Tuesday, August 5, 2008

Righteous Among Nations - What It Means To Be A Hero

How many fifteen years olds do you know that would risk their lives for another? You might quickly answer NONE, but I'd ask you to remember that (if you are American) the crop of teenagers you are familiar with have not been tested. I like to think they would be heroic if called upon to act and I also hope they are never tested in the same was as Maria Lopuszanksa.

At the tender age of 15 Maria, a Catholic, was all that 8 year old, Jewish Janina Pietraskiak had to cling to. Maria was the teenage daughter of Anti-Nazi parents. Her parents were part of the Polish Underground during World War II that worked to shelter and save Jewish families. Little Janina was part of one of those families in jeopardy.

Janina and her mother were hiding in the Lopuszanksa home when suddenly her mother succumbed to tuberculosis. She was alone. After that, to further protect Janine, she was baptised into the Catholic faith and adopted as a member of Maria's family. She clung to her new family out of fear and loyalty, refusing to go live with an uncle in the United States.

At one point the girls had to fiend for themselves during the Warsaw uprising of 1944. Maria's father was ill and her mother had taken up arms against the Nazis in the city streets. They saw bombs exploding, corpses and worse atrocities happening within feet of them. The girls narrowly escaped death. Janina recalls how she buried herself in Maria's skirt and how she thought of the teenager as a protective mother. But Maria was just a girl herself...a heroic one, maybe a little like a young girl in your life now. Who knows?

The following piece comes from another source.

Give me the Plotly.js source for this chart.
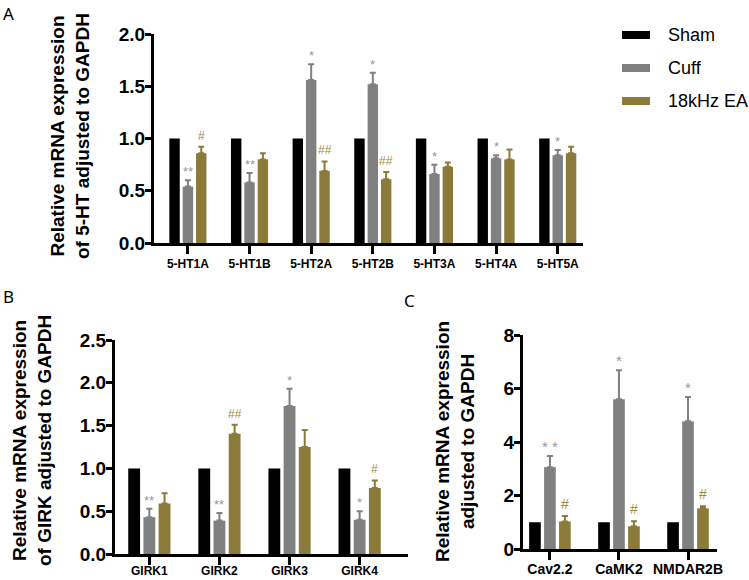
<!DOCTYPE html>
<html><head><meta charset="utf-8">
<script src="https://cdn.plot.ly/plotly-3.0.1.min.js"></script>
<style>html,body{margin:0;padding:0;background:#fff}#chart{width:749px;height:580px}</style>
</head><body><div id="chart"></div>
<script>
const groups = ['Sham', 'Cuff', '18kHz EA'];

const htCats = ['5-HT1A', '5-HT1B', '5-HT2A', '5-HT2B', '5-HT3A', '5-HT4A', '5-HT5A'];
const htSham = [1, 1, 1, 1, 1, 1, 1];
const htCuff = [0.54, 0.58, 1.56, 1.52, 0.66, 0.81, 0.84];
const htCuffErr = [0.06, 0.09, 0.15, 0.11, 0.09, 0.03, 0.05];
const htEA = [0.86, 0.80, 0.69, 0.61, 0.73, 0.80, 0.86];
const htEAErr = [0.06, 0.06, 0.09, 0.07, 0.04, 0.095, 0.06];
const htCuffSig = ['**', '**', '*', '*', '*', '*', '*'];
const htEASig = ['#', '', '##', '##', '', '', ''];

const girkCats = ['GIRK1', 'GIRK2', 'GIRK3', 'GIRK4'];
const girkSham = [1, 1, 1, 1];
const girkCuff = [0.43, 0.39, 1.73, 0.40];
const girkCuffErr = [0.10, 0.09, 0.20, 0.10];
const girkEA = [0.59, 1.405, 1.25, 0.77];
const girkEAErr = [0.12, 0.105, 0.20, 0.09];
const girkCuffSig = ['**', '**', '*', '*'];
const girkEASig = ['', '##', '', '#'];

const otherCats = ['Cav2.2', 'CaMK2', 'NMDAR2B'];
const otherSham = [1, 1, 1];
const otherCuff = [3.06, 5.6, 4.78];
const otherCuffErr = [0.42, 1.08, 0.9];
const otherEA = [1.03, 0.85, 1.52];
const otherEAErr = [0.2, 0.19, 0.075];
const otherCuffSig = ['* *', '*', '*'];
const otherEASig = ['#', '#', '#'];

const colors = ['#000000', '#808080', '#8B7A3A'];
const sigColors = ['#979797', '#A08C3A'];
const FONT = 'Liberation Sans, Arial, sans-serif';
const BARGAP = 0.35, BARGROUPGAP = 0.22;
const slot = (1 - BARGAP) / 3;

const traces = [];
const annotations = [];

function panel(cats, sham, cuff, cuffErr, ea, eaErr, cuffSig, eaSig, xa, ya, sigSize) {
  const series = [sham, cuff, ea];
  const errs = [null, cuffErr, eaErr];
  series.forEach((vals, i) => {
    const t = {
      type: 'bar', x: cats, y: vals, name: groups[i], xaxis: xa, yaxis: ya,
      marker: {color: colors[i], line: {width: 0}}, showlegend: false
    };
    if (errs[i]) {
      t.error_y = {type: 'data', symmetric: false, array: errs[i],
        arrayminus: errs[i].map(() => 0), color: colors[i], thickness: 2, width: 3};
    }
    traces.push(t);
  });
  cats.forEach((c, k) => {
    if (cuffSig[k]) annotations.push({xref: xa, yref: ya, x: k, y: cuff[k] + cuffErr[k],
      text: cuffSig[k], showarrow: false, yanchor: 'bottom', yshift: -1,
      font: {family: FONT, size: sigSize, color: sigColors[0]}});
    if (eaSig[k]) annotations.push({xref: xa, yref: ya, x: k + slot, y: ea[k] + eaErr[k],
      text: eaSig[k], showarrow: false, yanchor: 'bottom', yshift: 2,
      font: {family: FONT, size: sigSize - 1, color: sigColors[1]}});
  });
}

panel(htCats, htSham, htCuff, htCuffErr, htEA, htEAErr, htCuffSig, htEASig, 'x', 'y', 13);
panel(girkCats, girkSham, girkCuff, girkCuffErr, girkEA, girkEAErr, girkCuffSig, girkEASig, 'x2', 'y2', 13);
panel(otherCats, otherSham, otherCuff, otherCuffErr, otherEA, otherEAErr, otherCuffSig, otherEASig, 'x3', 'y3', 15);

const W = 749, H = 580;
const px = v => v / W, py = v => 1 - v / H;

function xax(d0, d1, r, anchor, fs, standoff) {
  return {domain: [px(d0), px(d1)], range: r, type: 'category', anchor: anchor,
    showline: true, linewidth: 3, linecolor: '#000', ticks: 'outside', ticklen: 8, tickwidth: 3,
    tickcolor: '#000', showgrid: false, zeroline: false, fixedrange: true, ticklabelstandoff: standoff,
    tickfont: {family: FONT, size: fs, color: '#000', weight: 'bold'}};
}
function yax(top, bottom, r, dtick, fmt, anchor) {
  return {domain: [py(bottom), py(top)], range: r, dtick: dtick, tick0: 0, tickformat: fmt, anchor: anchor,
    showline: true, linewidth: 3, linecolor: '#000', ticks: 'outside', ticklen: 6, tickwidth: 3,
    tickcolor: '#000', showgrid: false, zeroline: false, fixedrange: true, ticklabelstandoff: -4,
    tickfont: {family: FONT, size: 19, color: '#000', weight: 'bold'}};
}

const titleFont = {family: FONT, size: 19, color: '#000', weight: 'bold'};
annotations.push(
  {xref: 'paper', yref: 'paper', x: px(70), y: py(136), text: 'Relative mRNA expression<br>of 5-HT adjusted to GAPDH',
   textangle: -90, showarrow: false, font: titleFont, xanchor: 'center', yanchor: 'middle'},
  {xref: 'paper', yref: 'paper', x: px(32), y: py(441), text: 'Relative mRNA expression<br>of GIRK adjusted to GAPDH',
   textangle: -90, showarrow: false, font: titleFont, xanchor: 'center', yanchor: 'middle'},
  {xref: 'paper', yref: 'paper', x: px(455), y: py(441), text: 'Relative mRNA expression<br>adjusted to GAPDH',
   textangle: -90, showarrow: false, font: titleFont, xanchor: 'center', yanchor: 'middle'}
);

const letterFont = {family: 'Noto Sans, sans-serif', size: 17, color: '#000'};
[['A', 1, 0], ['B', 1, 283], ['C', 402, 287]].forEach(([t, x, y]) => {
  annotations.push({xref: 'paper', yref: 'paper', x: px(x), y: py(y), text: t, showarrow: false,
    xanchor: 'left', yanchor: 'top', font: letterFont});
});

const shapes = [];
const legY = [35, 68, 101];
groups.forEach((g, i) => {
  shapes.push({type: 'rect', xref: 'paper', yref: 'paper', x0: px(622), x1: px(650),
    y0: py(legY[i] + 4), y1: py(legY[i] - 4), fillcolor: colors[i], line: {width: 0}});
  annotations.push({xref: 'paper', yref: 'paper', x: px(666), y: py(legY[i]), text: g, showarrow: false,
    xanchor: 'left', yanchor: 'middle', font: {family: FONT, size: 18, color: '#000'}});
});

const layout = {
  width: W, height: H, margin: {l: 0, r: 0, t: 0, b: 0},
  paper_bgcolor: '#fff', plot_bgcolor: 'rgba(0,0,0,0)',
  barmode: 'group', bargap: BARGAP, bargroupgap: BARGROUPGAP, showlegend: false,
  xaxis: xax(154, 583, [-0.55, 6.41], 'y', 12, 0),
  yaxis: yax(34, 243, [0, 2], 0.5, '.1f', 'x'),
  xaxis2: xax(115, 408, [-0.49, 3.69], 'y2', 12, -4),
  yaxis2: yax(340, 554, [0, 2.5], 0.5, '.1f', 'x2'),
  xaxis3: xax(523, 717, [-0.39, 2.42], 'y3', 14, -3),
  yaxis3: yax(335, 549, [0, 8], 2, 'd', 'x3'),
  annotations: annotations, shapes: shapes
};

Plotly.newPlot('chart', traces, layout, {staticPlot: true, displayModeBar: false});
</script></body></html>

At 79, Maria lives in a nursing home in Warsaw and Janina visits her sister every day. Recently, she petitioned the Yad Vashem Holocaust Memorial in Jerusalem to have Maria included as one of the "Righteous Among The Nations".

Under a program created by the Israeli Foreign Ministry in 1963, 15,000 non-Jews have so far been recognized to be "righteous" because of their efforts to save, aid, or transport Jews to safety during the Holocaust.

These individuals have their names inscribed on a wall at the National Holocaust Memorial. They are given the Righteous Medal and a certificate of honor. Those that are found to be in financial need receive monetary gifts from the Jewish Foundation for the Righteous.

Maria was awarded 1,200 dollars per year to help with her living expenses and medicine.

The title, reserved as the highest honor for non-Jews, has gone to people from 44 countries. Poles made up the largest number, 6,066, followed by the Netherlands with 4,863.

Maria and Janina are bonded for life, sisters of the heart as much as sisters of circumstance. Theirs is a beautiful story of selflessness - Maria to Janina when she was a young frightened child and now, Janina to Maria in the frailness of old age. We should all learn from their example.


FishHawk said...

A wonderful article. Thanks!!!

Fin said...

I'm sure there are still many young people who would rise to such a challenge, but like you I hope they will never be forced to do so.